To manage this complexity, many institutions rely on structured operating models that clearly define how responsibilities are shared across the ecosystem. These models ensure that compliance, operational oversight, and risk controls remain consistent and transparent, even as services are distributed across multiple touchpoints.

This level of structure allows organizations to scale innovation without sacrificing the safety and soundness expected of a regulated financial system.

Context as a Competitive Differentiator

As embedded finance becomes more widespread, simply offering financial features will no longer be enough. The competitive advantage will come from how intelligently those features are delivered.

Organizations that succeed in this space will be those that:

  • Understand user behavior deeply
  • Anticipate needs based on context and data
  • Deliver solutions with precision and timing
  • Maintain trust through transparency and reliability

In other words, the future of fintech is not just about building capabilities—it is about orchestrating experiences.

At the same time, many institutions are taking a more selective approach to partnerships, prioritizing long-term alignment over rapid expansion. This ensures that embedded financial services are delivered responsibly, with partners who share a commitment to compliance, customer protection, and sustainable growth.

Balancing Innovation With Responsibility

While contextual finance offers clear benefits, it also raises important considerations.
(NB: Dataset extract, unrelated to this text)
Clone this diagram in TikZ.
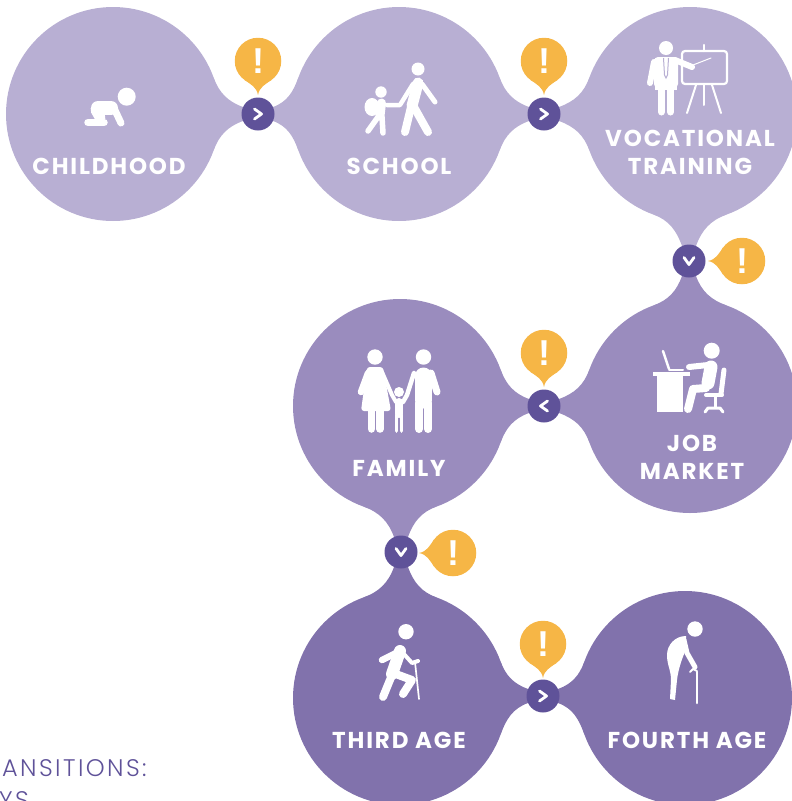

Delivering financial services at moments of need requires careful attention to ethics, transparency, and user protection.

For example:

  • Are users fully informed about the terms of a financial product presented in context?
  • Is the offering designed to help or to exploit a moment of vulnerability?
  • Are safeguards in place to prevent overextension or misuse?

Responsible embedded finance must prioritize long-term customer outcomes over short-term engagement metrics. This means ensuring that contextual delivery enhances financial well-being rather than undermines it.

Achieving this balance requires ongoing investment in governance, technology, and oversight—ensuring that innovation is supported by strong controls and thoughtful decision-making.

The Future of Contextual Finance

Looking ahead, the role of context in financial services will only grow more sophisticated. Advances in data analytics, artificial intelligence, and real-time processing will enable even more precise and personalized experiences.

We can expect to see:

  • Financial tools that adapt dynamically to user behavior
  • Predictive services that anticipate needs before they arise
  • Deeper integration across industries, from healthcare to logistics
  • Increased emphasis on transparency and user control

At the same time, Open Banking and embedded finance—when executed responsibly—have the potential to strengthen the broader financial system. By fostering collaboration between banks, fintechs, and platforms, these models can expand access, improve efficiency, and create more resilient financial ecosystems.

Conclusion: Meeting Customers Where They Are

The evolution of embedded finance reflects a broader shift in consumer expectations. People no longer want to manage their finances in isolation—they expect financial services to fit seamlessly into their lives. Context is what makes this possible. By delivering financial capabilities at the exact moment of need, organizations can reduce friction, increase relevance, and create more meaningful customer experiences.

But achieving this requires more than innovation. It requires a foundation of trust, a commitment to responsible practices, and the infrastructure to support both.

In the end, the winners in embedded finance will not simply be those who offer the most features—but those who understand when, where, and how those features matter most—and have the discipline to deliver them responsibly at scale.